- **TASK BRIEF**
In the entries below, repeat only the lines between those holding "Generate a Python" and "import pandas as pd", inclusive. Leave pictures out.

Charts and diagrams as code
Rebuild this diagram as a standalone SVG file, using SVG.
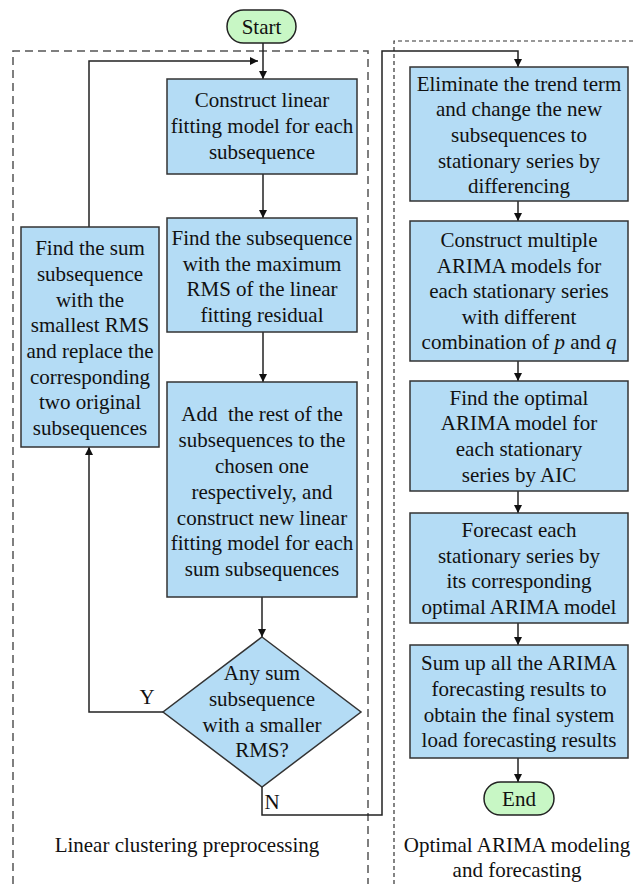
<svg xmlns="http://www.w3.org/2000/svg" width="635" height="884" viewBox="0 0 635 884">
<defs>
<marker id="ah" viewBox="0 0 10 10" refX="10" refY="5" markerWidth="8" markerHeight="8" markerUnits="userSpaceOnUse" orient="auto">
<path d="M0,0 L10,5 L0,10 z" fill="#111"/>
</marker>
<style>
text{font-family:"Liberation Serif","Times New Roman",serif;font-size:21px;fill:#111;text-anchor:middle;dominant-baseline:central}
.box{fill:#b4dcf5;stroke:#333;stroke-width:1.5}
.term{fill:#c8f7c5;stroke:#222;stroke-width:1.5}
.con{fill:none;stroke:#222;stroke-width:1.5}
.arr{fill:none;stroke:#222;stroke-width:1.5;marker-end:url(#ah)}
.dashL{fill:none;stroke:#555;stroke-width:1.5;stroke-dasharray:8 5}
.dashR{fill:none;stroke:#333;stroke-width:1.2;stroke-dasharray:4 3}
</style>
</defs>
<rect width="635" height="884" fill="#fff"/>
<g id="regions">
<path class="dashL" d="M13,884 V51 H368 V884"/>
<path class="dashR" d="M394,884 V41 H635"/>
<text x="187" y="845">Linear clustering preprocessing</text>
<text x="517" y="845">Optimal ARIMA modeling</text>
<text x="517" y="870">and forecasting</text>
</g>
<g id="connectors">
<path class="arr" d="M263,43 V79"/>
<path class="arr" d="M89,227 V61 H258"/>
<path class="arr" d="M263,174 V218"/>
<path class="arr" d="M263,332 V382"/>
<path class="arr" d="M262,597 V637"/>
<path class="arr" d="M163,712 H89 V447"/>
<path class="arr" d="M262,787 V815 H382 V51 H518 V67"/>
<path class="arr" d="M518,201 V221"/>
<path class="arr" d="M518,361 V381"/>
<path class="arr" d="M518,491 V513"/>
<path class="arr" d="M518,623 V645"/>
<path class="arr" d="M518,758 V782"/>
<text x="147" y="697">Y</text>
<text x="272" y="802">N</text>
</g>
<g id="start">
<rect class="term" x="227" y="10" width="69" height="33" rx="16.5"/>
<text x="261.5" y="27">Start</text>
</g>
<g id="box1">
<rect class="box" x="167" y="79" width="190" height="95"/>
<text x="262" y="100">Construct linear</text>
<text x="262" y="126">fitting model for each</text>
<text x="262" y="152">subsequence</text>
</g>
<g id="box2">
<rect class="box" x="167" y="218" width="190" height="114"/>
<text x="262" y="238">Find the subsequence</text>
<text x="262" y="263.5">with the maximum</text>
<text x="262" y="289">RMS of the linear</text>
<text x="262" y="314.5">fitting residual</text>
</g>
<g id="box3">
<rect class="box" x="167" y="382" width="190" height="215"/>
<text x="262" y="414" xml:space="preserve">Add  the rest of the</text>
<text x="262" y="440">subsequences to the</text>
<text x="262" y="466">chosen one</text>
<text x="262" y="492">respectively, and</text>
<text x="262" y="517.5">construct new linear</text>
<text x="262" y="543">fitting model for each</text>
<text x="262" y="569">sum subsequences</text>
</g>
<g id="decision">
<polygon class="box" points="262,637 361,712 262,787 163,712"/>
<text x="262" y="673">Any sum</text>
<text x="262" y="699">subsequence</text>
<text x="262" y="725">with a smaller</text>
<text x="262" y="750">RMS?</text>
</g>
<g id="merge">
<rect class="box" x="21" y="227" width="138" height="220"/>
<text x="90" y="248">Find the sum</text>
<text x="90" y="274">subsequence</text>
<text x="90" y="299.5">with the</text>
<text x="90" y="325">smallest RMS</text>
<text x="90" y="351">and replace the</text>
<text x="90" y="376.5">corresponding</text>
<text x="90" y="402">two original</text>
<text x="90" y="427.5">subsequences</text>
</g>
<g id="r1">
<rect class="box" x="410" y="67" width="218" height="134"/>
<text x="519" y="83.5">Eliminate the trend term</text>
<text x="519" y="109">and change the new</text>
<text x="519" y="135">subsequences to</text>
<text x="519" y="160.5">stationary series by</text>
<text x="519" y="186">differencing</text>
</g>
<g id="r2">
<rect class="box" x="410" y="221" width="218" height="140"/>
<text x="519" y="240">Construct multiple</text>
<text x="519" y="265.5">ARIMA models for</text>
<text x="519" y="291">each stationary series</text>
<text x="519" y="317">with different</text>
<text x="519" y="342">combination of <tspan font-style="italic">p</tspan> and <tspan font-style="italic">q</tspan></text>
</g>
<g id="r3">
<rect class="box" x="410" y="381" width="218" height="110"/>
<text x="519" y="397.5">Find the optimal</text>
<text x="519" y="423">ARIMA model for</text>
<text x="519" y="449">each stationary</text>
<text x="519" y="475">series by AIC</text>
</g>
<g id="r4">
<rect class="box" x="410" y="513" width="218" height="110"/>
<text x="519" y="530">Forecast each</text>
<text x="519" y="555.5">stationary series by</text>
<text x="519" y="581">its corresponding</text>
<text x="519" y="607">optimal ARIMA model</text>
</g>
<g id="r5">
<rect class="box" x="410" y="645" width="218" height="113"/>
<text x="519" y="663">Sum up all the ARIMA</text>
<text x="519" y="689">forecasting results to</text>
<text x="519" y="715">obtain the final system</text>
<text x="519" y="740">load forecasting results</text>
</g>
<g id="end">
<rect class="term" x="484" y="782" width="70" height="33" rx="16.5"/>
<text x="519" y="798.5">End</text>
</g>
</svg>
---
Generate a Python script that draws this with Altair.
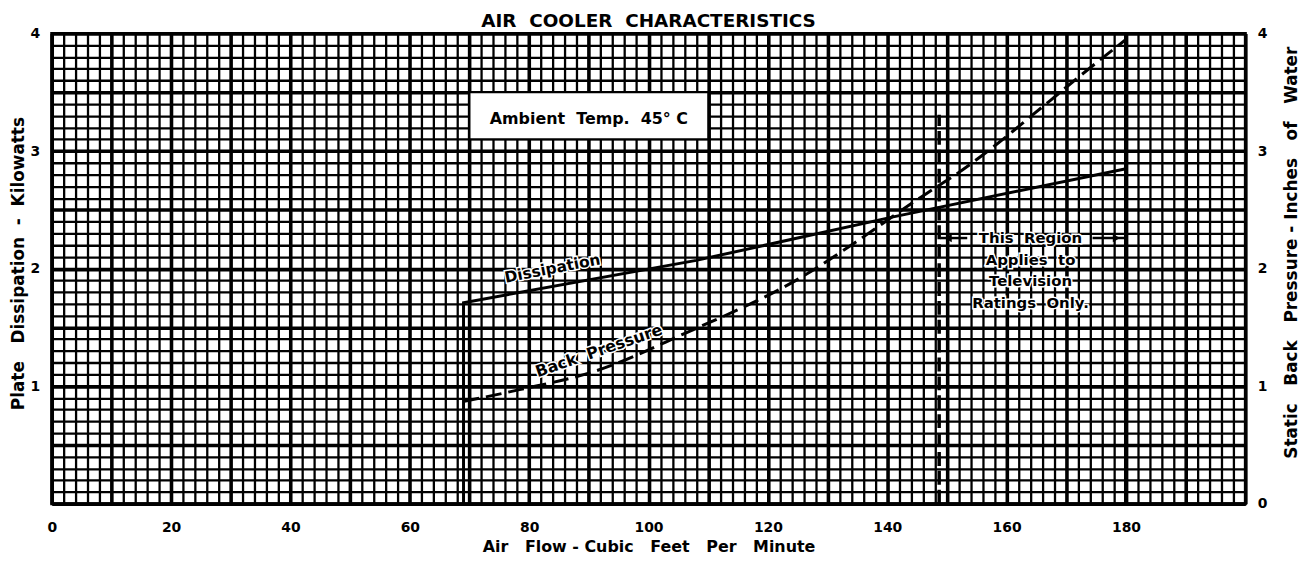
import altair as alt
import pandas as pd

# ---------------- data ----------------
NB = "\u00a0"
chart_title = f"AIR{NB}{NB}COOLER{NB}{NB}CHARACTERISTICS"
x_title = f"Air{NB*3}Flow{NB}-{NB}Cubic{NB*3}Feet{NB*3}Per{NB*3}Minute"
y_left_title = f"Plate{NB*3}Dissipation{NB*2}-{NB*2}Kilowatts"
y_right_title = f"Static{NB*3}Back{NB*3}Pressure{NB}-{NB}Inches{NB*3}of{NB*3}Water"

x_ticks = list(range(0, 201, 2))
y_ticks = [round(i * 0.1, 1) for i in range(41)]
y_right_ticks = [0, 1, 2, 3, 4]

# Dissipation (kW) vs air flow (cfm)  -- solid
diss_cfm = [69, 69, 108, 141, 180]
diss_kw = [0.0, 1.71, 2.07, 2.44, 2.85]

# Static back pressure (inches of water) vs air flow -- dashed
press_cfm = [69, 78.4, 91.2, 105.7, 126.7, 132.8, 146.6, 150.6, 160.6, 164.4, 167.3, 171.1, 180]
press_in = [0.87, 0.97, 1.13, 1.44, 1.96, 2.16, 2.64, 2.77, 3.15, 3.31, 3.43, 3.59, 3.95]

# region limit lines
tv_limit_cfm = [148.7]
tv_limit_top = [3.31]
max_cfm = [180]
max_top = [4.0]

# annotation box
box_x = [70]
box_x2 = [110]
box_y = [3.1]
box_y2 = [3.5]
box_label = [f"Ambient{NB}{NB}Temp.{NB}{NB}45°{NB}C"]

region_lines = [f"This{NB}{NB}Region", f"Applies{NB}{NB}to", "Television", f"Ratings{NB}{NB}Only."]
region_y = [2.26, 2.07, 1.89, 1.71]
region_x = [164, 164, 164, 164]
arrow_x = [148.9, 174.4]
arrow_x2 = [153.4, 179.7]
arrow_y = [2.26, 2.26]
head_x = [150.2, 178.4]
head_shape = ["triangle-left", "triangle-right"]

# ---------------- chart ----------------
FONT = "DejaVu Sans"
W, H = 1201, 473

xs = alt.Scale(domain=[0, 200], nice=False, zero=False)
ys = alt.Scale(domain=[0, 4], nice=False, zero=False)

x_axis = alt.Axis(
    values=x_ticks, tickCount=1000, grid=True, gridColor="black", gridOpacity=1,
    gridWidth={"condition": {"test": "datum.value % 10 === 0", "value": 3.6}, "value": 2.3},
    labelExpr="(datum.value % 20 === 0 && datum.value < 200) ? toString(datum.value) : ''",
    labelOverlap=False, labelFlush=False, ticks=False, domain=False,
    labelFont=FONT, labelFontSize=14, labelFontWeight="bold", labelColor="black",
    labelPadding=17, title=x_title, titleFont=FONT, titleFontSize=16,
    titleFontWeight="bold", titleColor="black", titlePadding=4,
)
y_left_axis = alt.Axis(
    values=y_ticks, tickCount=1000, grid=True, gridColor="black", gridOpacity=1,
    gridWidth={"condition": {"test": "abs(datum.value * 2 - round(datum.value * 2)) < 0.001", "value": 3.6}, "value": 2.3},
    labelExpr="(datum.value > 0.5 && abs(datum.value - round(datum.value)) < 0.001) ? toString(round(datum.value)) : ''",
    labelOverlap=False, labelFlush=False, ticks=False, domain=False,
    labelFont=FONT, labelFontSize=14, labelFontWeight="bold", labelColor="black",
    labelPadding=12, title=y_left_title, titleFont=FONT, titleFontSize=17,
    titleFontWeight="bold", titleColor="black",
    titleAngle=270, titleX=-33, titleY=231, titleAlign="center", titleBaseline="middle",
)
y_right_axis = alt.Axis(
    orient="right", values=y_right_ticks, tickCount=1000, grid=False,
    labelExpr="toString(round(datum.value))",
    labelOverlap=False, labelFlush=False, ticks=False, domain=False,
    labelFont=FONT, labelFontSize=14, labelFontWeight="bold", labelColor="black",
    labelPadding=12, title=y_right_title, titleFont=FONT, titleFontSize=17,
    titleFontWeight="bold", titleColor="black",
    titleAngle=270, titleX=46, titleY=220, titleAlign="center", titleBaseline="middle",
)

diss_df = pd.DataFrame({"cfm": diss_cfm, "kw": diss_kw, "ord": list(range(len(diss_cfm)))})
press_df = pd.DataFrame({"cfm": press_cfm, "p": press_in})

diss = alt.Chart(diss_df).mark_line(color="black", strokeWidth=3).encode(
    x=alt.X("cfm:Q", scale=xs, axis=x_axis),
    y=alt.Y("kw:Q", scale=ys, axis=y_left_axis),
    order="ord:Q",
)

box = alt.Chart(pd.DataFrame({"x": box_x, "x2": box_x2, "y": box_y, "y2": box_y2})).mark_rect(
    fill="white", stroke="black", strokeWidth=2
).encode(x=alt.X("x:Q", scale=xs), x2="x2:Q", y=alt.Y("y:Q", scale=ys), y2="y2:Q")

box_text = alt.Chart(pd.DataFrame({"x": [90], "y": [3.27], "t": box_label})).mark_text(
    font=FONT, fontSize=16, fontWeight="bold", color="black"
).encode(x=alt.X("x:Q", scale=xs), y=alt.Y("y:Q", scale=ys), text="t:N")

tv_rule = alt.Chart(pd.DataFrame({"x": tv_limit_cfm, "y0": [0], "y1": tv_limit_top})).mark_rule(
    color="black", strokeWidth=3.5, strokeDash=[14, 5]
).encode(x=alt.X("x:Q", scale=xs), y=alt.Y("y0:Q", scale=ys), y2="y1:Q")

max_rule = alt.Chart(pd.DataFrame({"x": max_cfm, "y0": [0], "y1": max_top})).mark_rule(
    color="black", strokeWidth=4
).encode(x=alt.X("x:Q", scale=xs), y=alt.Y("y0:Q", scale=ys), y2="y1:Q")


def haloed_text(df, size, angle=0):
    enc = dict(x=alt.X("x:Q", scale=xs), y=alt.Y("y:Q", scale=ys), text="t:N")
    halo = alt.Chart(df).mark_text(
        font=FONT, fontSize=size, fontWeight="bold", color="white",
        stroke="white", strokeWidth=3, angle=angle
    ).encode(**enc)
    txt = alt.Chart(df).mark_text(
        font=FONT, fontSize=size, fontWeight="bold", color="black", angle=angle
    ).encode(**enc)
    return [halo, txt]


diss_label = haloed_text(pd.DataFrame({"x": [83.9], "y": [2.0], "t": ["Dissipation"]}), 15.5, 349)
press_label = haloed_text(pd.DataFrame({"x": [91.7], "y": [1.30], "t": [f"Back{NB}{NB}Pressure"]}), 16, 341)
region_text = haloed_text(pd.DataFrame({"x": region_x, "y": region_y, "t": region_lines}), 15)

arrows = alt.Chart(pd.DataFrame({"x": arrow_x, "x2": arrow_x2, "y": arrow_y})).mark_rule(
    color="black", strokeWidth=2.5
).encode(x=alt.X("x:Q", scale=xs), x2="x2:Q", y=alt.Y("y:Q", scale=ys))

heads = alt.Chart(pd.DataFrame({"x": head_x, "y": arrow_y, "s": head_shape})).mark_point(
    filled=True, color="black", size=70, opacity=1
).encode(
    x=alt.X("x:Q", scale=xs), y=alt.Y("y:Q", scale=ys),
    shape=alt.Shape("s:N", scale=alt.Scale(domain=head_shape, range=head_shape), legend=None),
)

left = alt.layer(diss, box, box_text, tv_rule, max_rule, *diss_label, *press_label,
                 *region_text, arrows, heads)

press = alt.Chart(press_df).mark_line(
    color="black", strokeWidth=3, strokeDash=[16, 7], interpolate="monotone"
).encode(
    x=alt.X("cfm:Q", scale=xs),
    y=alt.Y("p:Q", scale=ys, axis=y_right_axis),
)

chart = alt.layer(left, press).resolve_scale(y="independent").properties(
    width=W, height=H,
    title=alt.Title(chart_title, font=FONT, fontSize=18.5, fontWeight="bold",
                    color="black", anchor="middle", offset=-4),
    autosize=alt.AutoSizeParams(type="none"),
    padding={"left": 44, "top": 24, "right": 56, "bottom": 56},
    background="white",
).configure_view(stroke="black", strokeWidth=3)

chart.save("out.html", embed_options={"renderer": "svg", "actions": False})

- **PROBLEM SOLUTION**
Generate a Python script that draws this with Altair.
import altair as alt
import pandas as pd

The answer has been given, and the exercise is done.